Summary List Placement
Timothy Massad, known for ushering in tighter post-financial crisis swaps market regulation when he ran the US Commodity Futures Trading Commission during the Obama administration, is joining a sustainability-focused asset management startup as an advisor.
He will help guide Ethic, a New York-based company that builds tailored portfolios aligned with clients’ values for financial advisors and institutional investors like endowments, through an evolving regulatory landscape that could see changes to the way wealth and asset managers evaluate companies’ sustainability.
He will primarily advise Ethic’s leadership team on evolving sustainable investing regulation, though he may also directly engage with regulators and Ethic’s clients. The startup oversees some $760 million in assets as of March 26, with some $702 million in assets under management and $57.5 million under advisement, according to a filing.
“There are going to be different views on how you best achieve long-term value; what should your policies be about; how you affect the communities and the constituencies you serve — not just shareholders, but employees and customers,” Massad told Insider. “So what we want are more fulsome standards of disclosure on all those things.”
Massad took over the CFTC in 2014 from Gary Gensler, the newly confirmed SEC head, and stepped down in January 2017. He is also a research fellow at the Harvard Kennedy School and an adjunct professor at Georgetown Law. Massad, who is based in Washington, DC, joned Ethic starting this week.
The former regulator’s new role with the 6-year-old startup highlights the rapid growth and heated debates around the environmental, social, and corporate governance (ESG) investing industry.
Sustainable funds drew $185 billion in net inflows during the first quarter, with record global sustainable flows for the fourth straight quarter, according to Morningstar data.
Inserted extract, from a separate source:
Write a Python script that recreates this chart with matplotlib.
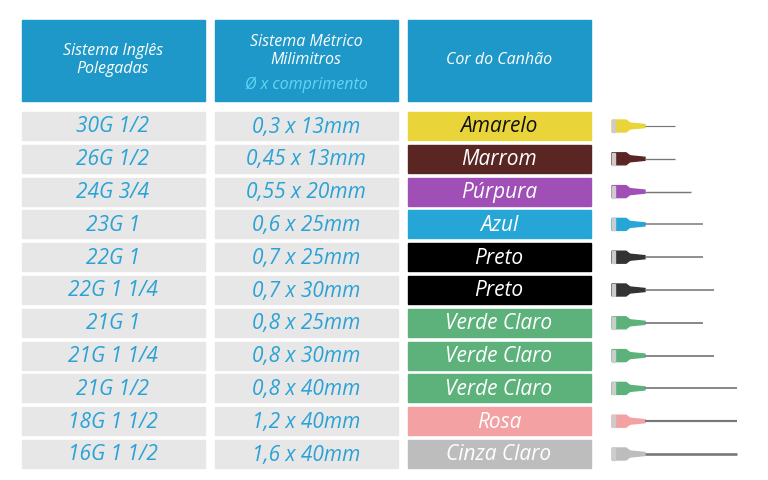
import matplotlib
matplotlib.use("Agg")
import matplotlib.pyplot as plt
from matplotlib.patches import Rectangle, Polygon

gauges = ["30G 1/2","26G 1/2","24G 3/4","23G 1","22G 1","22G 1 1/4","21G 1","21G 1 1/4","21G 1/2","18G 1 1/2","16G 1 1/2"]
metric = ["0,3 x 13mm","0,45 x 13mm","0,55 x 20mm","0,6 x 25mm","0,7 x 25mm","0,7 x 30mm","0,8 x 25mm","0,8 x 30mm","0,8 x 40mm","1,2 x 40mm","1,6 x 40mm"]
lengths_mm = [13,13,20,25,25,30,25,30,40,40,40]
diam_mm = [0.3,0.45,0.55,0.6,0.7,0.7,0.8,0.8,0.8,1.2,1.6]
color_names = ["Amarelo","Marrom","Púrpura","Azul","Preto","Preto","Verde Claro","Verde Claro","Verde Claro","Rosa","Cinza Claro"]
colors = ["#e9d53a","#5a2624","#a04fb6","#26a6d6","#000000","#000000","#5db27c","#5db27c","#5db27c","#f3a1a2","#bdbdbd"]
text_colors = ["#111111"] + ["#ffffff"]*10
headers = ["Sistema Inglês\nPolegadas","Sistema Métrico\nMilimitros","Cor do Canhão"]

fig = plt.figure(figsize=(7.68,4.8), dpi=100)
ax = fig.add_axes([0,0,1,1])
ax.set_xlim(0,768); ax.set_ylim(480,0); ax.axis("off")
font = "Open Sans"
hdr = "#1d98c8"; blue_txt = "#2aa2d6"; cell = "#e7e7e7"
cols = [(22,205),(215,398),(408,591)]
for (x0,x1) in cols:
    ax.add_patch(Rectangle((x0,20),x1-x0,81,color=hdr))
hs = 11.5
ax.text(113,60,headers[0],ha="center",va="center",color="white",fontsize=hs,style="italic",family=font,linespacing=1.15)
ax.text(306,51,headers[1],ha="center",va="center",color="white",fontsize=hs,style="italic",family=font,linespacing=1.15)
ax.text(306,85,"Ø x comprimento",ha="center",va="center",color="#63d6f7",fontsize=hs,style="italic",family=font)
ax.text(499,60,headers[2],ha="center",va="center",color="white",fontsize=hs,style="italic",family=font)

y0 = 112; pitch = 32.8; h = 28
for i in range(len(gauges)):
    y = y0 + i*pitch
    yc = y + h/2
    ax.add_patch(Rectangle((22,y),183,h,color=cell))
    ax.add_patch(Rectangle((215,y),183,h,color=cell))
    ax.add_patch(Rectangle((408,y),183,h,color=colors[i]))
    ax.text(113,yc+1,gauges[i],ha="center",va="center",color=blue_txt,fontsize=15,style="italic",family=font)
    ax.text(306,yc+1,metric[i],ha="center",va="center",color=blue_txt,fontsize=15,style="italic",family=font)
    ax.text(499,yc+1,color_names[i],ha="center",va="center",color=text_colors[i],fontsize=15,style="italic",family=font)
    hc = colors[i] if colors[i] != "#000000" else "#333333"
    ax.add_patch(Polygon([(612,yc-6),(626,yc-6),(630,yc-3),(645,yc-1.5),(645,yc+1.5),(630,yc+3),(626,yc+6),(612,yc+6)],color=hc))
    ax.add_patch(Rectangle((612,yc-6),3,12,color="#cccccc"))
    end = 645 + lengths_mm[i]*2.3
    ax.plot([645,end],[yc,yc],color="#777777",lw=0.6+diam_mm[i]*0.8,solid_capstyle="butt")
fig.savefig("out.png",dpi=100,facecolor="white")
Global sustainable funds had just under $2 trillion in assets — primarily in Europe with 83% of those assets, followed by the US with 12% — at the end of the first quarter.
As asset managers continue launching new products into the ESG universe and demand for these products grows, so too has criticism of the industry’s rampant “greenwashing” problem, or sustainable products improperly marketed as environmentally friendly.
President Biden’s financial regulators have signaled they will start to more closely scrutinize ESG issues as investors challenge the merits of what makes a product “sustainable.” The SEC’s office of the investor advocate last year recommended that the regulator finally create a framework for evaluating companies’ ESG disclosures.
In March, the Securities and Exchange Commission launched a climate and ESG-focused task force within its enforcement division to root out “ESG-related misconduct,” like false statements about an investment’s climate risks — greenwashing, in other words. The SEC also started accepting public comments on climate-related disclosures.
Comparable disclosures would be useful for investors to properly assess companies’ long-term sustainability, Massad said.
“But what I think would be unfortunate is if it becomes so homogenous, or so standardized, as to not really be all that informative,” he said.